■ Given information:
________________________________________

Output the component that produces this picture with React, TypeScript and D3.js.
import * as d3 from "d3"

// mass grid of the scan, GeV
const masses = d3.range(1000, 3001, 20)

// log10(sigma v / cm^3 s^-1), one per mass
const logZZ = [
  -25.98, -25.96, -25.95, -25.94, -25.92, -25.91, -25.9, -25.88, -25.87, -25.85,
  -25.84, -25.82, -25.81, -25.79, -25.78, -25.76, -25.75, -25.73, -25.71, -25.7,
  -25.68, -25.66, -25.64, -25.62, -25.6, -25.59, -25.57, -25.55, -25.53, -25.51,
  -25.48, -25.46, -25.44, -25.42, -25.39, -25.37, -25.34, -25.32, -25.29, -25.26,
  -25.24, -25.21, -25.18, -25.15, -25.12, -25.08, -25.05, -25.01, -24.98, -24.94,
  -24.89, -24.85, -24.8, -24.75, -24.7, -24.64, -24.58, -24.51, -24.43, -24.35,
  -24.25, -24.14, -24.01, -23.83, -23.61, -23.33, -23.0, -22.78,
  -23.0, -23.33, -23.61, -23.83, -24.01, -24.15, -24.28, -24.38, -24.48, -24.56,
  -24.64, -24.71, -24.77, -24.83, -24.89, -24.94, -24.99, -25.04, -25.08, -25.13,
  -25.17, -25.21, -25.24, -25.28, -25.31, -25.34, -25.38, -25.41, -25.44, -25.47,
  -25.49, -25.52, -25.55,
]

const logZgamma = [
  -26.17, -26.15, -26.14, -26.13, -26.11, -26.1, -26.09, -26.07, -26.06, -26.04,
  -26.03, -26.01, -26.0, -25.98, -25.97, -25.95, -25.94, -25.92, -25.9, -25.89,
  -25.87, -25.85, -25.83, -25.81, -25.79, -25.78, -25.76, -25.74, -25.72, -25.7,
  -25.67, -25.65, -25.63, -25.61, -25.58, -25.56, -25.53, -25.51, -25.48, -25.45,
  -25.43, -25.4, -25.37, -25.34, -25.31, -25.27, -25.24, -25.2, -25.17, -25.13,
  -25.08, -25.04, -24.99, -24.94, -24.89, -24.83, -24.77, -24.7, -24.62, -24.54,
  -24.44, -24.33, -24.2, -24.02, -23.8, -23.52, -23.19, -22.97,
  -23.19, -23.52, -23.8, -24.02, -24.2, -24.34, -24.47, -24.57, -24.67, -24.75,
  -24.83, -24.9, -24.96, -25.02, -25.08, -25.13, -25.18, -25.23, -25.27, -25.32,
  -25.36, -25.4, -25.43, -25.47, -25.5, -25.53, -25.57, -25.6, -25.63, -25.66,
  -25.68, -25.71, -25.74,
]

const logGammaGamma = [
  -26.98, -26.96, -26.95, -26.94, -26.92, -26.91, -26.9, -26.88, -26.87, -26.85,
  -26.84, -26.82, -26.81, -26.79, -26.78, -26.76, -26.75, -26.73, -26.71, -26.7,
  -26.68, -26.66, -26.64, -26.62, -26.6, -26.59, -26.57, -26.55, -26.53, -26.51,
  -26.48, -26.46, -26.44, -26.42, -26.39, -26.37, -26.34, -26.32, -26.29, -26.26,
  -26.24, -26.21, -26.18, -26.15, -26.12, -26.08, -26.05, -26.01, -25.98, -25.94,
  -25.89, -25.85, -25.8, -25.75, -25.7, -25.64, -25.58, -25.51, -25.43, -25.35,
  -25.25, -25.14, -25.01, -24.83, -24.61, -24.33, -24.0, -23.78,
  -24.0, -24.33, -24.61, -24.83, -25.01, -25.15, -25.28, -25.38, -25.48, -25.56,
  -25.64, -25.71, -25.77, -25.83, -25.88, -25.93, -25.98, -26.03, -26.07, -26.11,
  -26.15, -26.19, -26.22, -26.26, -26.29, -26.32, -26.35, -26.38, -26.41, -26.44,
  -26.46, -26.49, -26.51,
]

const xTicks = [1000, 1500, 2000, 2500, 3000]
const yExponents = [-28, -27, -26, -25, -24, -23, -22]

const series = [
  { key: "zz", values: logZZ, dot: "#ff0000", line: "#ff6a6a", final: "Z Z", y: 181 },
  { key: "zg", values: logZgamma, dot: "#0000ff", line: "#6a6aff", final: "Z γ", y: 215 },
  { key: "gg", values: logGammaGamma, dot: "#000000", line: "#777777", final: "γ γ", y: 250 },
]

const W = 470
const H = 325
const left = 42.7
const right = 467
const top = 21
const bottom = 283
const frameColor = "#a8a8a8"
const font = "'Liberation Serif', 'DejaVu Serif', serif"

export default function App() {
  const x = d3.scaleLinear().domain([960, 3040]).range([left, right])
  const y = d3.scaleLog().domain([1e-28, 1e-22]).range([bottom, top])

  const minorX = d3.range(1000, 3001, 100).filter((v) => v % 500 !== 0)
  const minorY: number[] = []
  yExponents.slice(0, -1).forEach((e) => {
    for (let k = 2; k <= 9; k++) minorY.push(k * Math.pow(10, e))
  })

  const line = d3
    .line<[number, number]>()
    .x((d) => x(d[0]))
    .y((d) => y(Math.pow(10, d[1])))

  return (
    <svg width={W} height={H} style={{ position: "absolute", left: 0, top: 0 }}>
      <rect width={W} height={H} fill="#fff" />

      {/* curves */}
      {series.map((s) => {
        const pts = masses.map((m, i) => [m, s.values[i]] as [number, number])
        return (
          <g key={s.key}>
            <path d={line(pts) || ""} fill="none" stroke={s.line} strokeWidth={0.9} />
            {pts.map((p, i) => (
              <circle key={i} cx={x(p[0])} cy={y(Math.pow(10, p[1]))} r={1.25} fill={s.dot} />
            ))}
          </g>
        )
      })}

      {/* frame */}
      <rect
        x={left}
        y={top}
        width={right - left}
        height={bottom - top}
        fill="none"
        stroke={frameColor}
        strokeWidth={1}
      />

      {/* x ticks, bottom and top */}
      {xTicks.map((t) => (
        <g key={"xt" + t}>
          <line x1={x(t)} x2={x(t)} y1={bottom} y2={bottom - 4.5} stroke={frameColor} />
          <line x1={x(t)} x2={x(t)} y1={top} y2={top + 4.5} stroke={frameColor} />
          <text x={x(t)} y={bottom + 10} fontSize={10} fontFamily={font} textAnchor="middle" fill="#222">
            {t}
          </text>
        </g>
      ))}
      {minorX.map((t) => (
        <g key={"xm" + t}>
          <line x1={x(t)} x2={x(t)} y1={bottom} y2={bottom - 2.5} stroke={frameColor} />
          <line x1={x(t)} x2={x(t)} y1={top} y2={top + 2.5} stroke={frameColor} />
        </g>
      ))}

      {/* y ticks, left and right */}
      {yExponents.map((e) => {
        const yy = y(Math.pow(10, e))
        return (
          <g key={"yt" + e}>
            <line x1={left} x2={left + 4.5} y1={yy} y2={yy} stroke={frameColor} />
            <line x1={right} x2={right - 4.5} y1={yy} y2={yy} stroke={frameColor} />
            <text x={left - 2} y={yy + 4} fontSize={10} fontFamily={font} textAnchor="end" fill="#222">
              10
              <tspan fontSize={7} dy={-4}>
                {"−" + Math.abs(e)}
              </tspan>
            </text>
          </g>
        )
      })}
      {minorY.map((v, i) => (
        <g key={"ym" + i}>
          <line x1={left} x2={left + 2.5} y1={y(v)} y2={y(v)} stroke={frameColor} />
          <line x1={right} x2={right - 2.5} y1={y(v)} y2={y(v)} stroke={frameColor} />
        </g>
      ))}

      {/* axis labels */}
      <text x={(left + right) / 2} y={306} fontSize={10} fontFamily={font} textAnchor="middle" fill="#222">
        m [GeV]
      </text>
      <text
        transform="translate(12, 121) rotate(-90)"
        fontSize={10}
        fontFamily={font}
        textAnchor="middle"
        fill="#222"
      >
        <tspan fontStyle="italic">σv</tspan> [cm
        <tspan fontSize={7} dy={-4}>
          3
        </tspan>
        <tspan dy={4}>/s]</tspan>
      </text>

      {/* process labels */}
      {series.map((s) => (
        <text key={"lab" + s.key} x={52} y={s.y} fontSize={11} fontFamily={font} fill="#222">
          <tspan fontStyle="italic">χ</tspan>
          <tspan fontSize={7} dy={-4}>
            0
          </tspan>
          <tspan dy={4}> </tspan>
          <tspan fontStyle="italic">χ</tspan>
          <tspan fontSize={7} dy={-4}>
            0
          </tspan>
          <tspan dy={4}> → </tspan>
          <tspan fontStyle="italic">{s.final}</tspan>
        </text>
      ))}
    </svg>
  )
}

________________________________________

The required output is the exact run of lines from the beginning of the listing above to the line that contains "const masses = d3.range(1000, 3001, 20)", inclusive of both.

Output the component that produces this picture with React, TypeScript and D3.js.
import * as d3 from "d3"

// mass grid of the scan, GeV
const masses = d3.range(1000, 3001, 20)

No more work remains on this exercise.